Task details: It is required that the lines from the top of the listing through the line with "(0,0) rectangle (909,509);" be reproduced exactly, excluding pictures.

———

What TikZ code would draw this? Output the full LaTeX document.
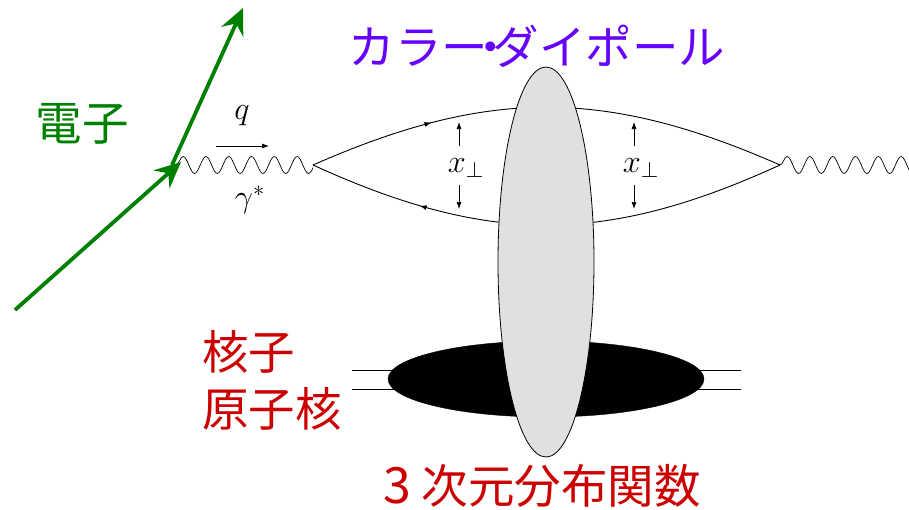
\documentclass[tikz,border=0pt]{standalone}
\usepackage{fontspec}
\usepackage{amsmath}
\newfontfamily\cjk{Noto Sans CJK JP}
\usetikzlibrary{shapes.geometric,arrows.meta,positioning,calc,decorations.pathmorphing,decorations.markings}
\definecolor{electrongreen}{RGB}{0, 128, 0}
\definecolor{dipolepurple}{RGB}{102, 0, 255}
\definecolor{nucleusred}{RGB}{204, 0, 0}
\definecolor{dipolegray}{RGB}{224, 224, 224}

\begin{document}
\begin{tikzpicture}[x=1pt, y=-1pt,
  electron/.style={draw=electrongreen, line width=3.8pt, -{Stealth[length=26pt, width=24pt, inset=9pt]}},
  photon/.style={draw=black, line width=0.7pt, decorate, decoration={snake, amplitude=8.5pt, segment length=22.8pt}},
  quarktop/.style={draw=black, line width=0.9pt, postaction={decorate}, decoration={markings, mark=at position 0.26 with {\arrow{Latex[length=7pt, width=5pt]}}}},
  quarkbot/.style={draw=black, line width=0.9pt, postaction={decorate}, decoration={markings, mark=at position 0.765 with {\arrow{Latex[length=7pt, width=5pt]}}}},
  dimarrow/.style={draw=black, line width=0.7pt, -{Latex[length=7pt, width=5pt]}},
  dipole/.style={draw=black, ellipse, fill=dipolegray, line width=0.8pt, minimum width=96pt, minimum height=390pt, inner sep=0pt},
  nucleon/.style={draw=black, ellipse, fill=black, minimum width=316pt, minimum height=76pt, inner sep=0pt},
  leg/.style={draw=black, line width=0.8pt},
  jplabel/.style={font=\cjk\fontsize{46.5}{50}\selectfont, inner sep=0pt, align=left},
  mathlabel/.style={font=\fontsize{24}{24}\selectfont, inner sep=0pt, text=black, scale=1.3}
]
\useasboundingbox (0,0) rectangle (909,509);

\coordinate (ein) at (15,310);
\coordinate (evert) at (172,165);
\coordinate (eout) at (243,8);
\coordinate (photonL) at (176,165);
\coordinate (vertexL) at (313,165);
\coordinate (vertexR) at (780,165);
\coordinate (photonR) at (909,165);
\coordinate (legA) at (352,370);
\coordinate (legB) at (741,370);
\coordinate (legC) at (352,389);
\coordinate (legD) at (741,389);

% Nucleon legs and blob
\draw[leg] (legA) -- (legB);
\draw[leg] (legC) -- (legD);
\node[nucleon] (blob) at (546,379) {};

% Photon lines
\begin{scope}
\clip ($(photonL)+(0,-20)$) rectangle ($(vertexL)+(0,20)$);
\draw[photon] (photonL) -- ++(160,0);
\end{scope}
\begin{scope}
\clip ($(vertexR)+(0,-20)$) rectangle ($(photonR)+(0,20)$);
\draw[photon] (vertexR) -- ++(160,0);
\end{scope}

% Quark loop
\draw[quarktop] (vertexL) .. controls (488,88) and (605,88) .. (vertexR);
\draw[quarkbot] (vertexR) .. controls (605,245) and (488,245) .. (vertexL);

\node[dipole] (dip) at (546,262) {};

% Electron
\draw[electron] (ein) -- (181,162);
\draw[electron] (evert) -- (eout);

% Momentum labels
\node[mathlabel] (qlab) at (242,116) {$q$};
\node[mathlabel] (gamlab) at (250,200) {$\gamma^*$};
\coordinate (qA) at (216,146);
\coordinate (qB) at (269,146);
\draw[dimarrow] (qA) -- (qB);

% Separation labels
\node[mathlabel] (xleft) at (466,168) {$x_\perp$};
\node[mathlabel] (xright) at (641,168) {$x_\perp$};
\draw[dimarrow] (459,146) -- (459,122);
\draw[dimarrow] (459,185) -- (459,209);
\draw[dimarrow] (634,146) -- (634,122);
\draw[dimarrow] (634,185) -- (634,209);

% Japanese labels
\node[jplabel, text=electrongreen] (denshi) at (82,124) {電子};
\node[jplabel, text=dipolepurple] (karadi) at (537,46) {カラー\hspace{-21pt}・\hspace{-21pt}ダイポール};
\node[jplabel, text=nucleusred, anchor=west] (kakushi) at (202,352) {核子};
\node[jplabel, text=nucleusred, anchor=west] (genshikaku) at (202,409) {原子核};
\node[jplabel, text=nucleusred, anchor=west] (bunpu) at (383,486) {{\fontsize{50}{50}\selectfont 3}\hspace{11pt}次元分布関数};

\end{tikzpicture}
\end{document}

———

Answer below:
What TikZ code would draw this? Output the full LaTeX document.
\documentclass[tikz,border=0pt]{standalone}
\usepackage{fontspec}
\usepackage{amsmath}
\newfontfamily\cjk{Noto Sans CJK JP}
\usetikzlibrary{shapes.geometric,arrows.meta,positioning,calc,decorations.pathmorphing,decorations.markings}
\definecolor{electrongreen}{RGB}{0, 128, 0}
\definecolor{dipolepurple}{RGB}{102, 0, 255}
\definecolor{nucleusred}{RGB}{204, 0, 0}
\definecolor{dipolegray}{RGB}{224, 224, 224}

\begin{document}
\begin{tikzpicture}[x=1pt, y=-1pt,
  electron/.style={draw=electrongreen, line width=3.8pt, -{Stealth[length=26pt, width=24pt, inset=9pt]}},
  photon/.style={draw=black, line width=0.7pt, decorate, decoration={snake, amplitude=8.5pt, segment length=22.8pt}},
  quarktop/.style={draw=black, line width=0.9pt, postaction={decorate}, decoration={markings, mark=at position 0.26 with {\arrow{Latex[length=7pt, width=5pt]}}}},
  quarkbot/.style={draw=black, line width=0.9pt, postaction={decorate}, decoration={markings, mark=at position 0.765 with {\arrow{Latex[length=7pt, width=5pt]}}}},
  dimarrow/.style={draw=black, line width=0.7pt, -{Latex[length=7pt, width=5pt]}},
  dipole/.style={draw=black, ellipse, fill=dipolegray, line width=0.8pt, minimum width=96pt, minimum height=390pt, inner sep=0pt},
  nucleon/.style={draw=black, ellipse, fill=black, minimum width=316pt, minimum height=76pt, inner sep=0pt},
  leg/.style={draw=black, line width=0.8pt},
  jplabel/.style={font=\cjk\fontsize{46.5}{50}\selectfont, inner sep=0pt, align=left},
  mathlabel/.style={font=\fontsize{24}{24}\selectfont, inner sep=0pt, text=black, scale=1.3}
]
\useasboundingbox (0,0) rectangle (909,509);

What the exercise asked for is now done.